Edge was a ‘growing’ trend back in 2014, but it merited just four mentions in the original 19-page report, with attention back then firmly focused on hybrid architectures leveraging enterprise, cloud and colocation resources. Now the network edge is being ‘repurposed and expanded’ the report says.

With more data being generated and consumed at the network edge, particularly with the proliferation of mobile sensors, mobile networks are increasingly under strain. Mobile IP traffic was projected to increase seven-fold from 2016 to 2021 – double the pace of growth for fixed IP traffic.

That’s one of the drivers for compute and storage to be closer to the users and devices in the form of distributed mini and micro data centres, with Vertiv saying the growth of edge and the ‘dramatic impact’ it will have on the data centre is ‘staggering’.

The survey of 800 experts in data centre operations included 494 respondents who have, or expect to have, ‘edge sites’ by 2025, among whom the total number of such sites today was 128,233, with respondents forecasting that number to increase 226 percent to 418,803 in 2025. Fifty-three percent expected the number of edge sites they support to grow by at least 100 percent, with 20 percent expecting an increase of 400 percent or more.

“It’s clear we are at the front end of a significant shift not necessarily away from centralised computing, but toward edge computing,” Data Center 2025 says. “We expect managing the growth in edge computing sites to be the single biggest challenge – and opportunity – data centre professionals face between now and 2025.”

The edge growth is expected to be accelerated by ‘what may turn out to be the most significant technological advance’ of the second five years of the Data Center 2025 timeline: 5G, which promises to enable data intensive use cases, while reducing the cost of using mobile networks by performing processing at the edge.

It’s expected to play an important role in providing the high bandwidth and low latency required to support many emerging edge use cases, including enabling smart cities, smart security, smart transportation, connected/autonomous vehicles and digital health.

The explosion of sensor data serves no purpose unless it can, almost instantaneously, be interpreted and made meaningful to applications or users. And that is where edge computing comes in.

Martin Olsen, Vertiv global VP of edge and integrated solutions, says it’s hard to underestimate the impact of 5G and edge computing.

“Broadly it will enable some of the biggest innovations coming in the next five years,” he says.

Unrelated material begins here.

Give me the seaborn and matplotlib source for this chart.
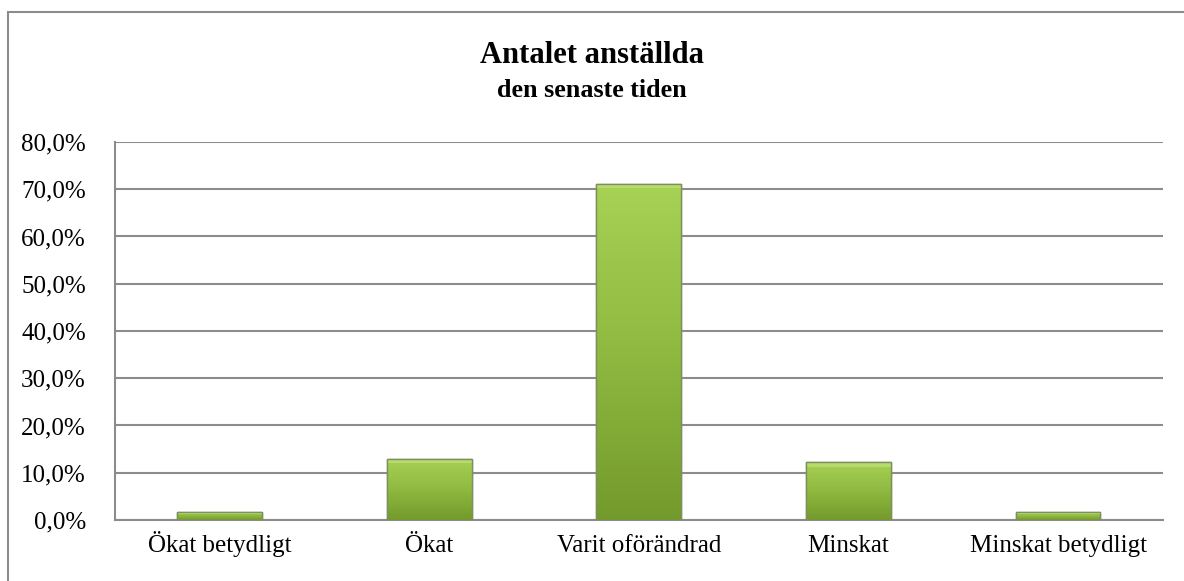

“Specifically, to our industry, it will require data centre operators to rethink their fundamental network architecture as they transition from core-heavy architecture to architectures that are more balanced between edge and core.”

In other findings, there was little talk of driving new efficiencies and improvements in machine efficiency, with the report noting server, infrastructure system and management tools have progressed ‘somewhat predictably’.

Green issues may have been de rigueur in the sector just a few short years ago – and the 2014 report reflected that with participants bullish about the prospects for renewable energy sources – but expectations have changed significantly. Back then, they believed 34 percent of data centre energy would come from solar and wind power by 2025. That number has now plunged to 21 percent. Even that is ‘ambitious’, Vertiv says.

“We are likely not close to advancing at a pace that would put us on course to meet even those reduced projections.”

Hydroelectric, interestingly, seems to have jumped into the fray in this year’s report, with participants expecting it to be the largest energy source for data centres come 2025.

Data centre PUE (power usage effectiveness) has been stagnant since 2014 – highlighting a sorry lack of success on the part of engineers in building more efficient systems. In comparison, overall PUE had dropped from 2.5 in 2007 to slightly above 1.5 in 2014. The optimum theoretical level is 1.0 – which effectively means no other power is required to run a data centre.

The report does, however, note that IT asset utilisation is currently ‘a great untapped resource’ within the data centre ecosystem.

It says studies put utilisation rates for on-premise enterprise data centres at around just 20 percent and says many data centre professionals are unaware of just how low utilisation rates are.

The optimisation of compute resources and intensive use of virtualisation within cloud facilities results in utilisation levels that are projected by respondents to reach closer to 60 percent by 2025.

“If this projection is to be realised, it will almost certainly come via continued growth in hyperscale and cloud operators, which typically achieve significantly higher utilisation rates based on the varying needs of multiple users.”

“Higher utilisation rates are baked into the value proposition of public cloud providers, but my experience is that utilisation is a major concern across the industry,” says Vertiv global power sales VP, Peter Panfil.